Former Citigroup Stock Broker Pleads Guilty to Securities Fraud Scheme Involving "Squawk Boxes"
ROSLYNN R. MAUSKOPF, United States Attorney for the Eastern District of New York, today announced the guilty plea of RALPH D. CASBARRO, a stock broker formerly employed by Citigroup Global Markets, Inc. ("Citigroup") to participating in a "front-running" securities fraud scheme that generated over $600,000 in illegal profits for himself and others. The guilty plea was accepted today by United States District Judge I. Leo Glasser at the U.S. Courthouse in Brooklyn, New York.
The investigation resulting in CASBARRO's guilty plea was conducted by the United States Postal Inspection Service and supervised by the United States Attorney's Office, with assistance provided by the United States Securities and Exchange Commission ("SEC").1 The SEC previously filed civil charges against CASBARRO in connection with this case.
As a Citigroup stock broker, Casbarro was provided with a "squawk box," which was part of an internal speaker system at the brokerage firm. Citigroup used its squawk box system to provide certain firm employees with material non-public information relating to large securities transactions placed by the firm's institutional clients.
CASBARRO breached a duty of confidentiality he owed to Citigroup and its institutional customers by selling the information he received over the squawk box to day traders at A.B. Watley, Inc., a New York City based day trading firm. Specifically, CASBARRO placed telephone calls to the day traders and left the telephone off the hook next to his squawk box enabling the day traders to hear the trading information being broadcast. In return, the day traders compensated CASBARRO by giving him cash bribes and substantial brokerage commissions generated from "wash trades" (simultaneously buying and selling the same amount of a security at the same price for the sole purpose of generating a commissions).
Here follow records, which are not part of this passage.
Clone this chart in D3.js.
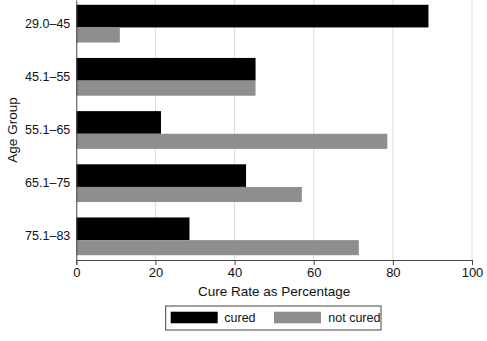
<!DOCTYPE html>
<html><head><meta charset="utf-8">
<script src="https://cdn.jsdelivr.net/npm/d3@7"></script>
<style>body{margin:0;background:#fff;} svg{display:block;font-family:"Liberation Sans",Arial,sans-serif;}</style>
</head><body><div id="chart"></div>
<script>
const categories = ["29.0\u201345","45.1\u201355","55.1\u201365","65.1\u201375","75.1\u201383"];
const cured = [89.0, 45.3, 21.4, 42.9, 28.6];
const notCured = [11.0, 45.3, 78.6, 57.0, 71.4];
const seriesNames = ["cured","not cured"];
const xTicks = [0,20,40,60,80,100];

const W=487,H=341;
const svg=d3.select("#chart").append("svg").attr("width",W).attr("height",H);
const x=d3.scaleLinear().domain([0,100]).range([76.3,472]);
const y=d3.scaleBand().domain(categories).range([0,260]).paddingInner(0.29).paddingOuter(0.09);
const color=d3.scaleOrdinal().domain(seriesNames).range(["#000000","#8e8e8e"]);
const split=0.6;

// gridlines
svg.append("g").selectAll("line").data(xTicks.slice(1)).join("line")
  .attr("x1",d=>x(d)).attr("x2",d=>x(d)).attr("y1",0).attr("y2",260)
  .attr("stroke","#dcdcdc").attr("stroke-width",1);

const bw=y.bandwidth();
// bars
svg.append("g").selectAll("rect").data(categories).join("rect")
  .attr("x",x(0)).attr("y",d=>y(d)).attr("width",(d,i)=>x(cured[i])-x(0)).attr("height",bw*split)
  .attr("fill",color("cured"));
svg.append("g").selectAll("rect").data(categories).join("rect")
  .attr("x",x(0)).attr("y",d=>y(d)+bw*split).attr("width",(d,i)=>x(notCured[i])-x(0)).attr("height",bw*(1-split))
  .attr("fill",color("not cured"));

// x axis
const xa=svg.append("g").attr("transform","translate(0,260)")
  .call(d3.axisBottom(x).tickValues(xTicks).tickSize(5).tickPadding(3));
xa.select(".domain").attr("stroke","#444");
xa.selectAll(".tick line").attr("stroke","#444");
xa.selectAll("text").attr("font-size","13px").attr("fill","#111").attr("font-family","Liberation Sans, Arial, sans-serif");

// y axis
const ya=svg.append("g").attr("transform","translate(76.3,0)")
  .call(d3.axisLeft(y).tickSize(0).tickPadding(6));
ya.select(".domain").attr("stroke","#444");
ya.selectAll("text").attr("font-size","12.5px").attr("fill","#111").attr("font-family","Liberation Sans, Arial, sans-serif");

// titles
svg.append("text").attr("x",(x(0)+x(100))/2).attr("y",296).attr("text-anchor","middle")
  .attr("font-size","13.5px").attr("fill","#111").text("Cure Rate as Percentage");
svg.append("text").attr("transform","translate(17,130) rotate(-90)").attr("text-anchor","middle")
  .attr("font-size","13.5px").attr("fill","#111").text("Age Group");

// legend
const lg=svg.append("g");
lg.append("rect").attr("x",165.7).attr("y",306).attr("width",215.3).attr("height",24)
  .attr("fill","#fff").attr("stroke","#444").attr("stroke-width",1);
const items=[{n:"cured",sx:170.7,tx:224.3},{n:"not cured",sx:274,tx:328.3}];
items.forEach(it=>{
  lg.append("rect").attr("x",it.sx).attr("y",311.7).attr("width",47).attr("height",11.6).attr("fill",color(it.n));
  lg.append("text").attr("x",it.tx).attr("y",322).attr("font-size","12.5px").attr("fill","#111").text(it.n);
});
</script></body></html>
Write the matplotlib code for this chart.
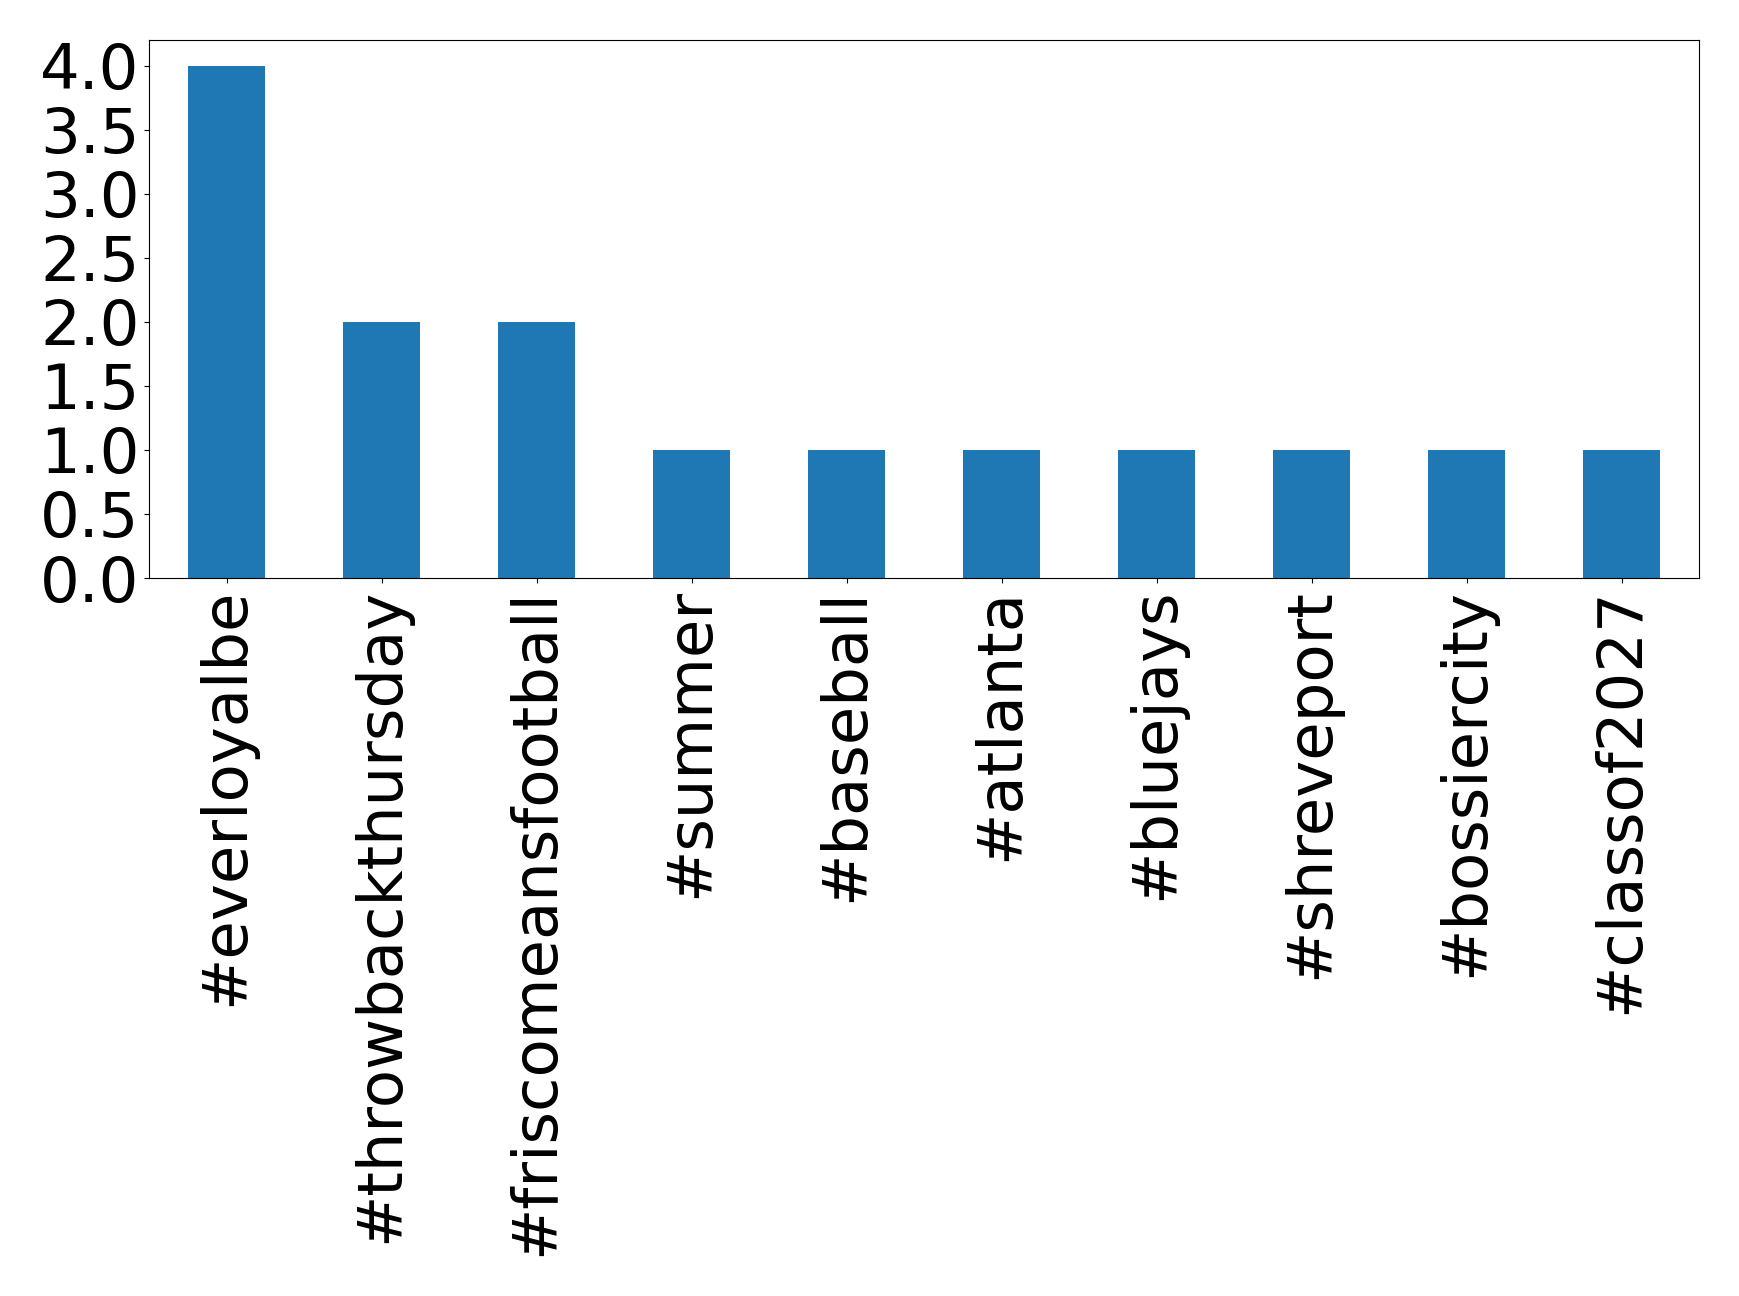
import matplotlib
matplotlib.use("Agg")
import pandas as pd
from matplotlib import pyplot as plt

hashtags = ['#everloyalbe', '#throwbackthursday', '#friscomeansfootball', '#summer',
            '#baseball', '#atlanta', '#bluejays', '#shreveport', '#bossiercity', '#classof2027']
counts = [4, 2, 2, 1, 1, 1, 1, 1, 1, 1]

counts_series = pd.Series(counts, index=hashtags)

fig = plt.figure(figsize=(17.39, 12.96), dpi=100)
ax = fig.add_axes([0.0857, 0.554, 0.8913, 0.415])
counts_series.plot(kind='bar', ax=ax, fontsize=45)

plt.savefig('out.png', dpi=100)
The day traders profited from the scheme by "front-running" or trading in front of large customer orders that were broadcast through Citigroup's squawk box, in anticipation of the movement in price that the customer's orders were likely to cause. The scheme injured Citigroup's customers because it allowed the A.B. Watley day traders to purchase and sell the securities in question at favorable prices, which were no longer available to the customers by the time their orders were executed.
In pleading guilty today, CASBARRO admitted that he provided the A.B. Watley day traders with non-public, confidential information and that he was aware that the day traders would illegally use the information to "trade ahead" of customer orders for their own profit. CASBARRO also admitted that he accepted compensation from the day traders in exchange for the information.
"By participating in this fraudulent 'front-running' scheme, CASBARRO breached his duty to his employer and to its clients," stated United States Attorney MAUSKOPF. "We are committed to bringing to justice securities professionals who exploit confidential non-public information for their own personal gain." Ms. MAUSKOPF thanked the Postal Inspection Service and the SEC for their assistance.
When sentenced by Judge Glasser, CASBARRO faces a maximum sentence of 25 years' imprisonment, five years' supervised release, and a $250,000 fine.
The government's case is being prosecuted by Assistant United States Attorneys Michael A. Asaro and Sean Casey.
Name: RALPH D. CASBARRO
1 CASBARRO was charged with three co-defendants in an indictment unsealed on August 15, 2005 -- Kenneth E.Mahaffey, Jr., a stock broker formerly employed by Merrill Lynch & Co. and Citigroup, Timothy J. O Connell, a stock broker formerly employed by Merrill Lynch & Co., Inc., and David G. Ghysels, Jr., a stock broker formerly employed at Lehman Brothers. The charges against the co-defendants remain pending.